Led by U.S. Immigration and Customs Enforcement (ICE), the new Document and Benefit Fraud Task Forces will target, according to a press release:

•Document fraud, which includes the manufacture, sale or use of counterfeit identity documents -- such as fake driver's licenses, birth certificates, Social Security cards or passports -- for immigration fraud or other criminal activity. Document fraud also involves efforts to obtain genuine identity documents through fraudulent means.

•Benefits fraud, which includes the misrepresentation or omission of material fact on an application to obtain an immigration benefit one is not entitled to -- such as U.S. citizenship, political asylum or a valid visa. Because these benefits give a person the ability to freely enter, work or reside in the U.S., they are prized by illegal aliens, criminals and terrorists willing to pay substantial fees for them.

The task forces will be located in Atlanta, Boston, Dallas, Denver, Detroit, Los Angeles, New York and Philadelphia, as well as Newark, N.J., and St. Paul, Minn.

"These new task forces are badly needed to help combat the significant threats posed by document- and benefit-fraud schemes," said Homeland Security Assistant Secretary Julie L. Myers, who heads ICE.
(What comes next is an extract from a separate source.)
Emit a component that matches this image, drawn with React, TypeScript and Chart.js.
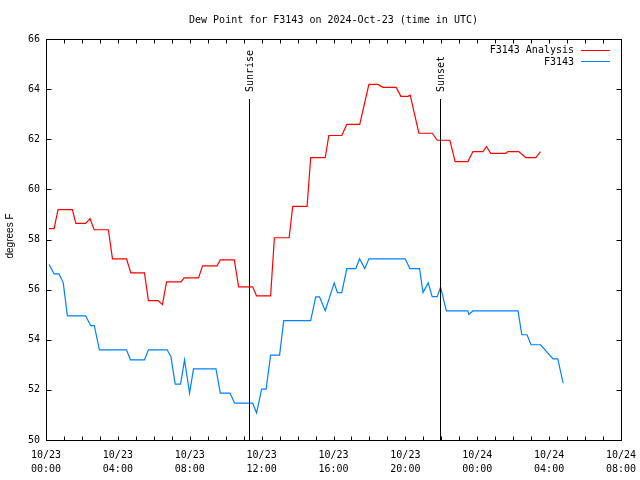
import { useEffect, useRef } from "react";
import { Chart, registerables } from "chart.js";

Chart.register(...registerables);

const MONO = '"DejaVu Sans Mono", monospace';
const SANS = '"Liberation Sans", Arial, sans-serif';

const titleText = "Dew Point for F3143 on 2024-Oct-23 (time in UTC)";
const yAxisTitle = "degrees F";
const analysisLabel = "F3143 Analysis";
const obsLabel = "F3143";

// x values are hours since 10/23 00:00 UTC
const X_MIN = 0;
const X_MAX = 32;
const Y_MIN = 50;
const Y_MAX = 66;
const yTickValues = [50, 52, 54, 56, 58, 60, 62, 64, 66];
const xLabelHours = [0, 4, 8, 12, 16, 20, 24, 28, 32];
const xLabelDates = ["10/23", "10/23", "10/23", "10/23", "10/23", "10/23", "10/24", "10/24", "10/24"];
const xLabelTimes = ["00:00", "04:00", "08:00", "12:00", "16:00", "20:00", "00:00", "04:00", "08:00"];

const sunEventHours = [11.31, 21.94];
const sunEventLabels = ["Sunrise", "Sunset"];

const analysisHours = [0.17, 0.45, 0.67, 1.47, 1.66, 2.21, 2.45, 2.68, 3.47, 3.7, 4.48, 4.72, 5.48, 5.7, 6.24, 6.48, 6.71, 7.51, 7.69, 8.49, 8.71, 9.52, 9.7, 10.48, 10.72, 11.5, 11.72, 12.5, 12.71, 13.53, 13.73, 14.53, 14.73, 15.54, 15.74, 16.46, 16.74, 17.46, 17.97, 18.47, 18.75, 19.49, 19.75, 20.14, 20.27, 20.75, 21.5, 21.77, 22.48, 22.77, 23.48, 23.76, 24.32, 24.51, 24.75, 25.59, 25.71, 26.31, 26.7, 27.26, 27.52];
const analysisValues = [58.43, 58.43, 59.19, 59.19, 58.64, 58.64, 58.83, 58.39, 58.39, 57.23, 57.23, 56.67, 56.67, 55.56, 55.56, 55.4, 56.31, 56.31, 56.47, 56.47, 56.95, 56.95, 57.19, 57.19, 56.11, 56.11, 55.75, 55.75, 58.07, 58.07, 59.32, 59.32, 61.27, 61.27, 62.15, 62.15, 62.59, 62.59, 64.19, 64.19, 64.07, 64.07, 63.71, 63.71, 63.76, 62.24, 62.24, 61.96, 61.96, 61.11, 61.11, 61.51, 61.51, 61.71, 61.44, 61.44, 61.51, 61.51, 61.27, 61.27, 61.51];

const obsHours = [0.17, 0.45, 0.72, 0.96, 1.19, 2.21, 2.49, 2.69, 2.97, 4.48, 4.7, 5.48, 5.7, 6.74, 6.95, 7.19, 7.49, 7.71, 7.99, 8.21, 9.46, 9.7, 10.24, 10.5, 11.5, 11.72, 12.0, 12.25, 12.5, 13.0, 13.23, 14.73, 15.01, 15.22, 15.54, 16.04, 16.22, 16.46, 16.74, 17.24, 17.45, 17.74, 17.97, 19.99, 20.25, 20.79, 20.98, 21.27, 21.49, 21.77, 21.96, 22.28, 23.48, 23.53, 23.76, 26.27, 26.48, 26.77, 26.99, 27.52, 28.22, 28.48, 28.78];
const obsValues = [57.0, 56.63, 56.63, 56.27, 54.95, 54.95, 54.56, 54.56, 53.6, 53.6, 53.2, 53.2, 53.6, 53.6, 53.33, 52.23, 52.23, 53.2, 51.87, 52.84, 52.84, 51.87, 51.87, 51.47, 51.47, 51.08, 52.03, 52.03, 53.39, 53.39, 54.76, 54.76, 55.71, 55.71, 55.16, 56.27, 55.88, 55.88, 56.84, 56.84, 57.23, 56.84, 57.23, 57.23, 56.84, 56.84, 55.88, 56.27, 55.72, 55.72, 56.1, 55.15, 55.15, 55.01, 55.15, 55.15, 54.2, 54.2, 53.8, 53.8, 53.24, 53.24, 52.27];

const RED = "#ff0000";
const BLUE = "#0080ff";

export default function App() {
  const ref = useRef<HTMLCanvasElement>(null);

  useEffect(() => {
    document.body.style.margin = "0";
    const canvas = ref.current;
    if (!canvas) return;

    const overlay = {
      id: "gnuplotOverlay",
      afterDraw(chart: any) {
        const { ctx, chartArea: a, scales } = chart;
        const xs = scales.x;
        const ys = scales.y;
        const L = Math.round(a.left) + 0.5;
        const R = Math.round(a.right) + 0.5;
        const T = Math.round(a.top) + 0.5;
        const B = Math.round(a.bottom) + 0.5;
        const line = (x1: number, y1: number, x2: number, y2: number) => {
          ctx.beginPath();
          ctx.moveTo(x1, y1);
          ctx.lineTo(x2, y2);
          ctx.stroke();
        };
        ctx.save();
        ctx.strokeStyle = "#000";
        ctx.lineWidth = 1;
        // ticks
        for (let h = X_MIN; h <= X_MAX; h += 1) {
          const px = Math.round(xs.getPixelForValue(h)) + 0.5;
          line(px, B, px, B - 4);
          line(px, T, px, T + 4);
        }
        for (const v of yTickValues) {
          const py = Math.round(ys.getPixelForValue(v)) + 0.5;
          line(L, py, L + 5, py);
          line(R, py, R - 5, py);
        }
        // sunrise / sunset
        ctx.fillStyle = "#000";
        ctx.font = `10px ${MONO}`;
        sunEventHours.forEach((h, i) => {
          const px = Math.round(xs.getPixelForValue(h)) + 0.5;
          line(px, 99, px, B);
          ctx.save();
          ctx.translate(px + 1, 92);
          ctx.rotate(-Math.PI / 2);
          ctx.textAlign = "left";
          ctx.textBaseline = "middle";
          ctx.fillText(sunEventLabels[i], 0, 0);
          ctx.restore();
        });
        // border
        ctx.strokeRect(L, T, R - L, B - T);
        // title
        ctx.textAlign = "center";
        ctx.textBaseline = "middle";
        ctx.fillText(titleText, (a.left + a.right) / 2, 20);
        // y axis title
        ctx.save();
        ctx.font = `10px ${SANS}`;
        ctx.translate(10, 236);
        ctx.rotate(-Math.PI / 2);
        ctx.fillText(yAxisTitle, 0, 0);
        ctx.restore();
        // legend
        ctx.textAlign = "right";
        ctx.fillText(analysisLabel, 574, 50);
        ctx.fillText(obsLabel, 574, 62);
        ctx.strokeStyle = RED;
        line(581, 50.5, 610, 50.5);
        ctx.strokeStyle = BLUE;
        line(581, 61.5, 610, 61.5);
        ctx.restore();
      },
    };

    const chart = new Chart(canvas, {
      type: "line",
      data: {
        datasets: [
          {
            label: analysisLabel,
            data: analysisHours.map((h, i) => ({ x: h, y: analysisValues[i] })),
            borderColor: RED,
            borderWidth: 1.2,
            pointRadius: 0,
            tension: 0,
            fill: false,
          },
          {
            label: obsLabel,
            data: obsHours.map((h, i) => ({ x: h, y: obsValues[i] })),
            borderColor: BLUE,
            borderWidth: 1.2,
            pointRadius: 0,
            tension: 0,
            fill: false,
          },
        ],
      },
      options: {
        responsive: false,
        animation: false,
        devicePixelRatio: 1,
        layout: { padding: { top: 39, right: 19, left: 0, bottom: 0 } },
        plugins: {
          legend: { display: false },
          tooltip: { enabled: false },
          title: { display: false },
        },
        scales: {
          x: {
            type: "linear",
            min: X_MIN,
            max: X_MAX,
            grid: { display: false, drawTicks: false },
            border: { display: false },
            ticks: {
              stepSize: 4,
              autoSkip: false,
              maxRotation: 0,
              minRotation: 0,
              padding: 8,
              color: "#000",
              font: { family: MONO, size: 10, lineHeight: 1.4 },
              callback: (v: any) => {
                const idx = xLabelHours.indexOf(Number(v));
                return idx >= 0 ? [xLabelDates[idx], xLabelTimes[idx]] : "";
              },
            },
            afterFit: (s: any) => {
              s.height = 40;
              s.paddingLeft = 0;
              s.paddingRight = 0;
            },
          },
          y: {
            min: Y_MIN,
            max: Y_MAX,
            grid: { display: false, drawTicks: false },
            border: { display: false },
            ticks: {
              stepSize: 2,
              padding: 6,
              color: "#000",
              font: { family: MONO, size: 10 },
            },
            afterFit: (s: any) => {
              s.width = 46;
              s.paddingTop = 0;
              s.paddingBottom = 0;
            },
          },
        },
      },
      plugins: [overlay],
    });

    return () => chart.destroy();
  }, []);

  return (
    <div style={{ position: "fixed", left: 0, top: 0, width: 640, height: 480, background: "#fff" }}>
      <canvas ref={ref} width={640} height={480} />
    </div>
  );
}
Task-force participants also include the Justice Department, U.S. Citizenship and Immigration Services, the Labor Department's Office of Inspector General, the Social Security Administration's Office of Inspector General, the State Department's Office of Inspector General, the State Department's Bureau of Diplomatic Security, the U.S. Postal Inspection Service, the U.S. Secret Service and state and local law-enforcement agencies.

The new task forces are being modeled on a multiagency task force initiative started by Mr. McNulty when he was the U.S. attorney in Virginia. It brought together agencies to lend their expertise to the investigators and prosecutors.

In the past year, the Virginia task force, working with several federal agencies and the Metropolitan Police Department in the District, arrested 40 counterfeit-document vendors and closed down seven document mills. Nearly 10,000 counterfeit documents also were seized, with a street value of $1 million.